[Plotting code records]
--- Start ---

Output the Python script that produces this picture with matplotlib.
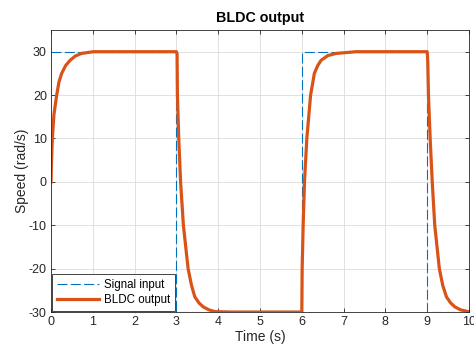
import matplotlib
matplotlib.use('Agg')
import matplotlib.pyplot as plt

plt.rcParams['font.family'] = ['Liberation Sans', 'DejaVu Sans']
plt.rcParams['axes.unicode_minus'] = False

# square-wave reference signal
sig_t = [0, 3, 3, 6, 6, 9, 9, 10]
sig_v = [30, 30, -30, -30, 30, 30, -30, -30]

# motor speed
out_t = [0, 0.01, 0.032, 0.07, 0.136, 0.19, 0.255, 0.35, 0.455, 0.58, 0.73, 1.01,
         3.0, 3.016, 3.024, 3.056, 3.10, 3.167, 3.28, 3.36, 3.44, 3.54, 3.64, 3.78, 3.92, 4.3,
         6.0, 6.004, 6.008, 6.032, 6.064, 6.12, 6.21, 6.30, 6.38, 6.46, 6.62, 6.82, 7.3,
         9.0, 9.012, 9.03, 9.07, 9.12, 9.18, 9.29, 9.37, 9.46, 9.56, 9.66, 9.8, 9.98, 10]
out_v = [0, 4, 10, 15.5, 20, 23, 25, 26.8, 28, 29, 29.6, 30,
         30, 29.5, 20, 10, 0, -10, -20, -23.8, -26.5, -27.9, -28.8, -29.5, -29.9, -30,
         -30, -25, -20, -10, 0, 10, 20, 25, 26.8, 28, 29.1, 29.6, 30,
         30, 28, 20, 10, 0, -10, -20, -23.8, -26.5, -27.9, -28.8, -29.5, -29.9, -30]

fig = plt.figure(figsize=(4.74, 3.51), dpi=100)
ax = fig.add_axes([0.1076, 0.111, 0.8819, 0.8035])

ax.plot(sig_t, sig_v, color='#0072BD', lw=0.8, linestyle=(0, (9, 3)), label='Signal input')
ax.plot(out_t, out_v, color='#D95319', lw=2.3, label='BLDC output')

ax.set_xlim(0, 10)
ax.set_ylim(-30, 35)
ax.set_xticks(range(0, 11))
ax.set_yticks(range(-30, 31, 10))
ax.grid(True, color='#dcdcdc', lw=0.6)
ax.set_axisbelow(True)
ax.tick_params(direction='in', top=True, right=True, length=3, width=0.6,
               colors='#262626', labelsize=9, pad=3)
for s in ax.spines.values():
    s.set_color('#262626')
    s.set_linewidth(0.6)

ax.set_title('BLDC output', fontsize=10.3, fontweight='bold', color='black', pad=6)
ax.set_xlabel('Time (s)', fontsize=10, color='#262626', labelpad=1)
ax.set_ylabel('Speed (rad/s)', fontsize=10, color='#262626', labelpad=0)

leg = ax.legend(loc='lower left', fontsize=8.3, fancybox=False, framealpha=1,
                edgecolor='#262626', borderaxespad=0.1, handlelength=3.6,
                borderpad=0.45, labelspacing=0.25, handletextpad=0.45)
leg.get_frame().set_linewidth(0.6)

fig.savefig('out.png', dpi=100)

--- End ---
--- Start ---

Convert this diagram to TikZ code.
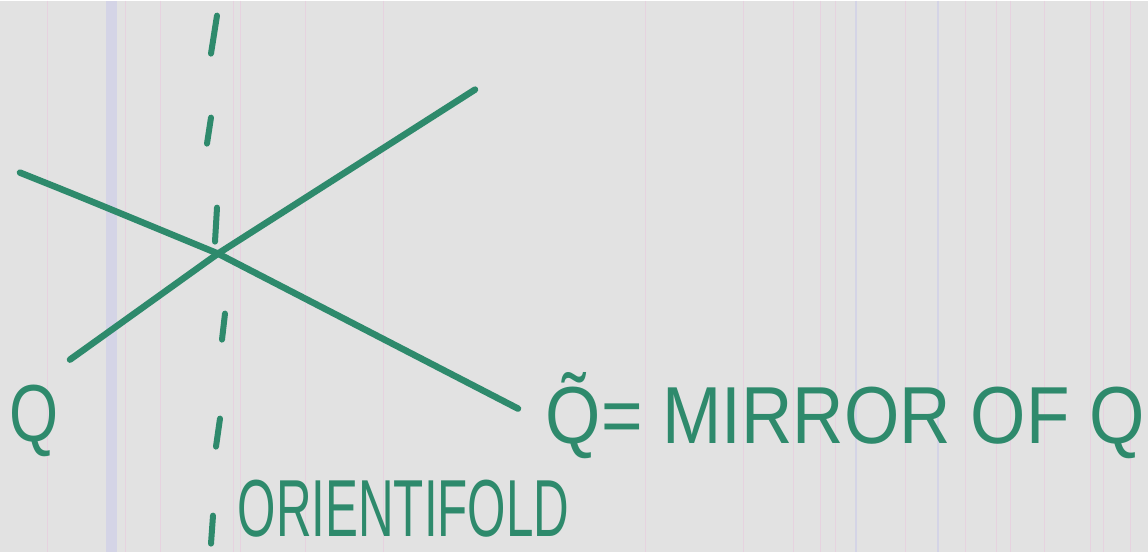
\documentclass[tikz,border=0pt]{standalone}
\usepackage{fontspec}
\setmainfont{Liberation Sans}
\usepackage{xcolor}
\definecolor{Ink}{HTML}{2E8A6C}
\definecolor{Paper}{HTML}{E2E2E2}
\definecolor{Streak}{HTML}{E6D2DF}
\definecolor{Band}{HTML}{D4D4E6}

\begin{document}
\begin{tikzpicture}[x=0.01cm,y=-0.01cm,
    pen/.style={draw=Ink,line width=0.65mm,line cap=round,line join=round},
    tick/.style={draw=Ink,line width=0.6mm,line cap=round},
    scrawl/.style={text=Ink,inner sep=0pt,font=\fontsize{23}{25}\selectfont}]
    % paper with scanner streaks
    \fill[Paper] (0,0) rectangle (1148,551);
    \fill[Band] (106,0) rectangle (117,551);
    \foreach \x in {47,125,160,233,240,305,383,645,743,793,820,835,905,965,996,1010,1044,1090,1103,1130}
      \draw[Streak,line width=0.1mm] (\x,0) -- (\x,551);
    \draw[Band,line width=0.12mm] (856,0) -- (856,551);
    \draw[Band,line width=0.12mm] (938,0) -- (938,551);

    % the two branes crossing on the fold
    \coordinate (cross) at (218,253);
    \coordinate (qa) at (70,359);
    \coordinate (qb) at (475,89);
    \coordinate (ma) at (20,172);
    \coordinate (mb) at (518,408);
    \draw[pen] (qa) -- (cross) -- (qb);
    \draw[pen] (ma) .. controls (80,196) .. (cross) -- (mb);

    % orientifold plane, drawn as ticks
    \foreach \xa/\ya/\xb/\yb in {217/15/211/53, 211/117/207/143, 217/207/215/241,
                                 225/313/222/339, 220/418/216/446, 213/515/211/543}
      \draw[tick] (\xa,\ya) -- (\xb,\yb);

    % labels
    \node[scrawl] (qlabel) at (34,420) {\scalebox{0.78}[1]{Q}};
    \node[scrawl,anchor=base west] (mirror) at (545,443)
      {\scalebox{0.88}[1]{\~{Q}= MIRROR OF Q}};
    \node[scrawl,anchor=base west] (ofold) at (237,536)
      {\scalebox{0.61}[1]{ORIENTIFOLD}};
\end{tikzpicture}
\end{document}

--- End ---

### WRITTEN REQUEST:
Repeat the lines between those holding "Output the Python" and "fontsize=10, color='#262626', labelpad=0)", inclusive. Pictures stay out.

### ANSWER BELOW:
Output the Python script that produces this picture with matplotlib.
import matplotlib
matplotlib.use('Agg')
import matplotlib.pyplot as plt

plt.rcParams['font.family'] = ['Liberation Sans', 'DejaVu Sans']
plt.rcParams['axes.unicode_minus'] = False

# square-wave reference signal
sig_t = [0, 3, 3, 6, 6, 9, 9, 10]
sig_v = [30, 30, -30, -30, 30, 30, -30, -30]

# motor speed
out_t = [0, 0.01, 0.032, 0.07, 0.136, 0.19, 0.255, 0.35, 0.455, 0.58, 0.73, 1.01,
         3.0, 3.016, 3.024, 3.056, 3.10, 3.167, 3.28, 3.36, 3.44, 3.54, 3.64, 3.78, 3.92, 4.3,
         6.0, 6.004, 6.008, 6.032, 6.064, 6.12, 6.21, 6.30, 6.38, 6.46, 6.62, 6.82, 7.3,
         9.0, 9.012, 9.03, 9.07, 9.12, 9.18, 9.29, 9.37, 9.46, 9.56, 9.66, 9.8, 9.98, 10]
out_v = [0, 4, 10, 15.5, 20, 23, 25, 26.8, 28, 29, 29.6, 30,
         30, 29.5, 20, 10, 0, -10, -20, -23.8, -26.5, -27.9, -28.8, -29.5, -29.9, -30,
         -30, -25, -20, -10, 0, 10, 20, 25, 26.8, 28, 29.1, 29.6, 30,
         30, 28, 20, 10, 0, -10, -20, -23.8, -26.5, -27.9, -28.8, -29.5, -29.9, -30]

fig = plt.figure(figsize=(4.74, 3.51), dpi=100)
ax = fig.add_axes([0.1076, 0.111, 0.8819, 0.8035])

ax.plot(sig_t, sig_v, color='#0072BD', lw=0.8, linestyle=(0, (9, 3)), label='Signal input')
ax.plot(out_t, out_v, color='#D95319', lw=2.3, label='BLDC output')

ax.set_xlim(0, 10)
ax.set_ylim(-30, 35)
ax.set_xticks(range(0, 11))
ax.set_yticks(range(-30, 31, 10))
ax.grid(True, color='#dcdcdc', lw=0.6)
ax.set_axisbelow(True)
ax.tick_params(direction='in', top=True, right=True, length=3, width=0.6,
               colors='#262626', labelsize=9, pad=3)
for s in ax.spines.values():
    s.set_color('#262626')
    s.set_linewidth(0.6)

ax.set_title('BLDC output', fontsize=10.3, fontweight='bold', color='black', pad=6)
ax.set_xlabel('Time (s)', fontsize=10, color='#262626', labelpad=1)
ax.set_ylabel('Speed (rad/s)', fontsize=10, color='#262626', labelpad=0)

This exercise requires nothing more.